The courts recently held that penalties have to be abated if the IRS does not obtain written manager approval for the penalties. The IRS has been abating penalties for this since the ruling.
But there is a question as to when does the IRS have to obtain manager approval? Is it sufficient that the IRS gets the approval before the IRS assesses or records the penalty on its books or is it before the IRS tells the taxpayer about the penalty?
The court addresses this in Laidlaw’s Harley Davidson Sales, Inc. v. Commissioner, 154 T.C. 4 (2020).
About the 6707A Penalty
We have previously covered the 6707A penalty. In that post we described the penalty as follows:
The Section 6707A reportable transaction penalty applies if the taxpayer fails to report certain transactions to the IRS on a Form 8886, Reportable Transaction Disclosure Statement, with their tax return.
The IRS determines which transactions are reportable by identifying transactions and designating them as listed transactions.
Unlike most other tax penalties, the Section 6707A reportable transaction penalty is an assessable penalty. This means that the IRS can assess the penalty without going through the statutory notice procedures.
This also means that taxpayers generally cannot contest the penalty in U.S. Tax Court. So taxpayers have to pay the penalty, file a refund claim, wait for the refund claim to be denied, and then sue for a refund in U.S. District Court or the Federal Claims Court.
The intent of the penalty is to obligate taxpayers to report certain transactions or dealings that the IRS has an interest in reviewing. This includes things like contingent fees charged by tax pros for research tax credits.
About Manager Approval for Penalties
The Code has included language requiring manager approval in writing before penalties are assessed. It wasn’t until the Graev v. Commissioner, 149 T.C. 485, 493 (2017), line of cases that anyone ever challenged the IRS not getting manager approval. The court in that case removed the penalties due to the absence of written manager approval.
But Graev didn’t involve an assessable penalty. It involved a penalty that triggered a notice that could be appealed administratively and, if unsuccessful, appealed to the U.S. Tax Court without having first made payment.

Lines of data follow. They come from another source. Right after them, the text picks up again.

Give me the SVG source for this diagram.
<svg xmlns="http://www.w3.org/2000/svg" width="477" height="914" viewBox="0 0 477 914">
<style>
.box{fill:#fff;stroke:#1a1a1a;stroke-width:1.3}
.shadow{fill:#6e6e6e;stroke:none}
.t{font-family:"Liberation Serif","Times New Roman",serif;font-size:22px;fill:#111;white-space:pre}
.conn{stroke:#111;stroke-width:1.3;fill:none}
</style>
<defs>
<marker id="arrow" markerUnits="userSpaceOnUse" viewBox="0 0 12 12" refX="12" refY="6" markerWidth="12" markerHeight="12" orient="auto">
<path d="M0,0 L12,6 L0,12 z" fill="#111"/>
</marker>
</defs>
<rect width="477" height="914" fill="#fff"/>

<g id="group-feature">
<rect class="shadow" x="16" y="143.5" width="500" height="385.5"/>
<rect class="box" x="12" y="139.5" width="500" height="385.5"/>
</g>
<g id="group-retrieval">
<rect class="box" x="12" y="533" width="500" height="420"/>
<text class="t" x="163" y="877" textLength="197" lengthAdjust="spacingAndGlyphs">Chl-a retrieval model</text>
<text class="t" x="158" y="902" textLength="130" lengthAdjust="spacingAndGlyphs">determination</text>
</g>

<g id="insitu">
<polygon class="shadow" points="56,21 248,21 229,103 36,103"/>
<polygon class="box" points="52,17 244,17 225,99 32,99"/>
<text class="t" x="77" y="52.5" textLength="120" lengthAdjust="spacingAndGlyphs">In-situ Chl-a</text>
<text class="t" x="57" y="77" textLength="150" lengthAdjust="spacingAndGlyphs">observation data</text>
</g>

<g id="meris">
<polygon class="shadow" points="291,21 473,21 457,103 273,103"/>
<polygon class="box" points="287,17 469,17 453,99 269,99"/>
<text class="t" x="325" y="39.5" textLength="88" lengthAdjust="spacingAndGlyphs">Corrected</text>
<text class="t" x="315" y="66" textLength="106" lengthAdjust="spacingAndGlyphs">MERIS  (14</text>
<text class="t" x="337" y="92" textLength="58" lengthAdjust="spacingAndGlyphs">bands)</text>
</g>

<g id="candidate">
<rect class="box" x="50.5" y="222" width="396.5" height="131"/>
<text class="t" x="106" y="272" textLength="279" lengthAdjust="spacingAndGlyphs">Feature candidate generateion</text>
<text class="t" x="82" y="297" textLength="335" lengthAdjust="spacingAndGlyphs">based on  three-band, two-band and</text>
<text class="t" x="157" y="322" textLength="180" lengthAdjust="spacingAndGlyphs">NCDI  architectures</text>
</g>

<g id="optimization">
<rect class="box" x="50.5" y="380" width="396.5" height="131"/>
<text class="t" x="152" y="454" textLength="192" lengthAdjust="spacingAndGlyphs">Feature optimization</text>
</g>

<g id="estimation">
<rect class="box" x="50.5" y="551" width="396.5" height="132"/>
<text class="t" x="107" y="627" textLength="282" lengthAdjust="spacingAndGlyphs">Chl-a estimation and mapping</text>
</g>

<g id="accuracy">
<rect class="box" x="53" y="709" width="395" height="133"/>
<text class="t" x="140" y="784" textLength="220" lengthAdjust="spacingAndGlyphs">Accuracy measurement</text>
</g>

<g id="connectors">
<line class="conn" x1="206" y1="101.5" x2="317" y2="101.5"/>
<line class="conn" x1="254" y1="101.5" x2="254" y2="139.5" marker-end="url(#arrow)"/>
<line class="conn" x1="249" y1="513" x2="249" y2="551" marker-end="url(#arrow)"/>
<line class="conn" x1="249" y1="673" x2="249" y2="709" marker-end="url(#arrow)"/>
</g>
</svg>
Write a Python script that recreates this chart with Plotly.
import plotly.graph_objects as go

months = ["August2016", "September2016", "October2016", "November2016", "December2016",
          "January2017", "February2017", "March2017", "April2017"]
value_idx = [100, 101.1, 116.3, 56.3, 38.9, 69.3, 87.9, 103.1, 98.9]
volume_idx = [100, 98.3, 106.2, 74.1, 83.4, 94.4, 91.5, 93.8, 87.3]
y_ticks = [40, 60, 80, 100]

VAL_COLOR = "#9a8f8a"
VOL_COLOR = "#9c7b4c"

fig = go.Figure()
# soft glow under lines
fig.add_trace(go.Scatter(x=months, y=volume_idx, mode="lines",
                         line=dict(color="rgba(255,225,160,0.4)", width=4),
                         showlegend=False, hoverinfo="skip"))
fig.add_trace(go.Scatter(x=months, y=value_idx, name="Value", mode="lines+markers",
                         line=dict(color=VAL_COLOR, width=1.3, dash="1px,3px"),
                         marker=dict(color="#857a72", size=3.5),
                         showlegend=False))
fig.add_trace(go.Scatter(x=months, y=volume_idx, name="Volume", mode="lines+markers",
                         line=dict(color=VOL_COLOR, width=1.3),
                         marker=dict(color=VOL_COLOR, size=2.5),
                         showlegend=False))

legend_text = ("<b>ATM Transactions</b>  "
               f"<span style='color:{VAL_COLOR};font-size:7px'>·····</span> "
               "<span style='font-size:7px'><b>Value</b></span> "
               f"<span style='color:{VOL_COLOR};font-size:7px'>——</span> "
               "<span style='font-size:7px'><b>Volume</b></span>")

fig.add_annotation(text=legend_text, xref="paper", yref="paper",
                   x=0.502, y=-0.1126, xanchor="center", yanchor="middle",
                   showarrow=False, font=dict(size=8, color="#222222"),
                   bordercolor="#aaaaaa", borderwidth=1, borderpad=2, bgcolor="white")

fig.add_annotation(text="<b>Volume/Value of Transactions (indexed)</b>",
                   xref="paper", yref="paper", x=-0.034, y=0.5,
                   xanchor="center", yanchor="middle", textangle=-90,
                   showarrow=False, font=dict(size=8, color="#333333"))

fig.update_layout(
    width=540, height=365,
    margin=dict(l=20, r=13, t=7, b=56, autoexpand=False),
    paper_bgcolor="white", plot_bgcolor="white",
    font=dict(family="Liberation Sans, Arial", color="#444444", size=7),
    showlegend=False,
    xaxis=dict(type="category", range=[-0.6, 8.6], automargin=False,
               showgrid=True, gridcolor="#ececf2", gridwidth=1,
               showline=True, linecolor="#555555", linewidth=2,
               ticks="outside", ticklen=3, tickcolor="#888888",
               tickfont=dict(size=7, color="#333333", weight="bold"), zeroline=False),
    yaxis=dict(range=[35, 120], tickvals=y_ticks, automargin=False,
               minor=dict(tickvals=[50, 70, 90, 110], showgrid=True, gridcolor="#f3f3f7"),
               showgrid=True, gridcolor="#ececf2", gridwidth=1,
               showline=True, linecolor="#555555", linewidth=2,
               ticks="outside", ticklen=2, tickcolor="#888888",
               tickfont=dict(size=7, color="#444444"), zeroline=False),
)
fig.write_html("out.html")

The court has since considered another assessable penalty and concluded that the manager approval requirement applied to it. So the court was easily able to determine that this requirement applies to the Section 6707A penalty.

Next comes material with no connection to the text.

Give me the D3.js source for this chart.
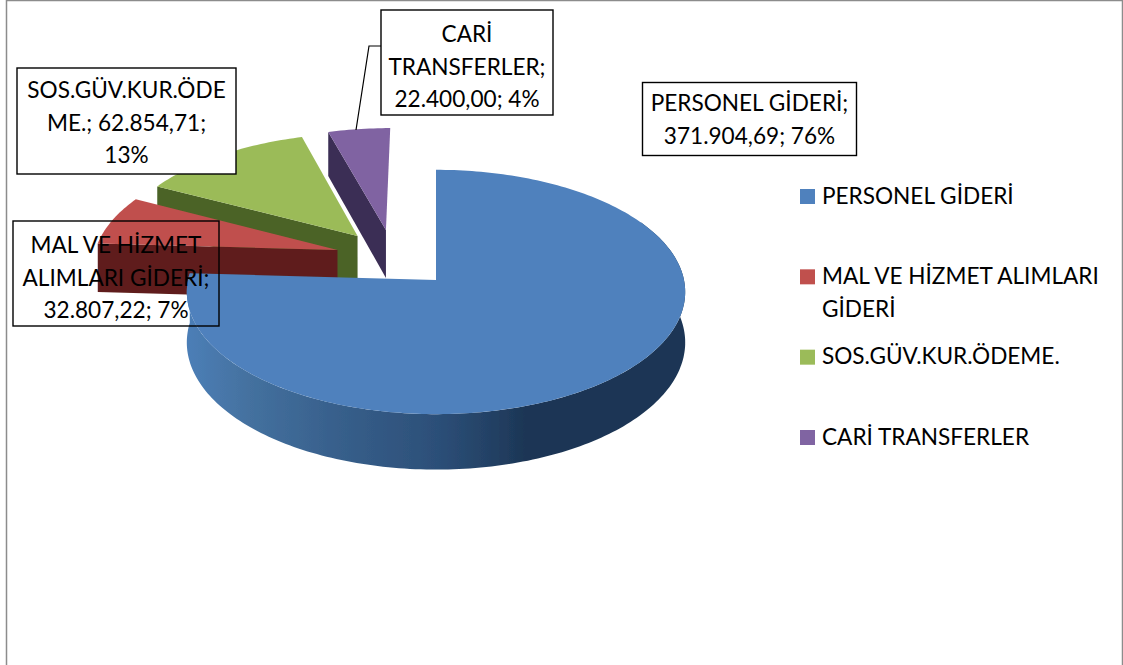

When Manager Approval Has to be Secured
But there is a question of when written approval has to be obtained. This case helps answer that question.
In this case, the the IRS revenue agent sent a 30-day letter to the taxpayer proposing the Section 6707A penalty. The IRS uses the 30-day letter to let the taxpayer know that it has 30-days to file a protest to ask the IRS Office of Appeals to consider the case.
The IRS revenue agent did not have written IRS manager approval at the time the 30-day letter was sent to the taxpayer. The IRS then secured written IRS manager approval for the penalty and assessed the penalty.
In the court case, the IRS argued that the approval only needed to be before the actual assessment. The taxpayer argued that the approval had to be obtained before the first communication to the taxpayer about penalties.
In reviewing the statutory language, the court had this to say:
we now hold that in the case of the assessable penalty of section 6707A here at issue, section 6751(b)(1) requires the IRS to obtain written supervisory approval before it formally communicates to the taxpayer its determination that the taxpayer is liable for the penalty.
This clarifies the timing for the Graev line of cases. The written IRS manager approval must proceed the issuance of a 30-day letter.
Those who are assessed penalties should continue to submit Freedom of Information Act Requests (FOIA requests) to determine whether the IRS obtained written manager approval. In doing so, they should check the timing to see if the written approval came before or after the issuance of a 30-day letter. If it is after the 30-day letter, the taxpayers should file a penalty abatement claim or refund claim for the penalties.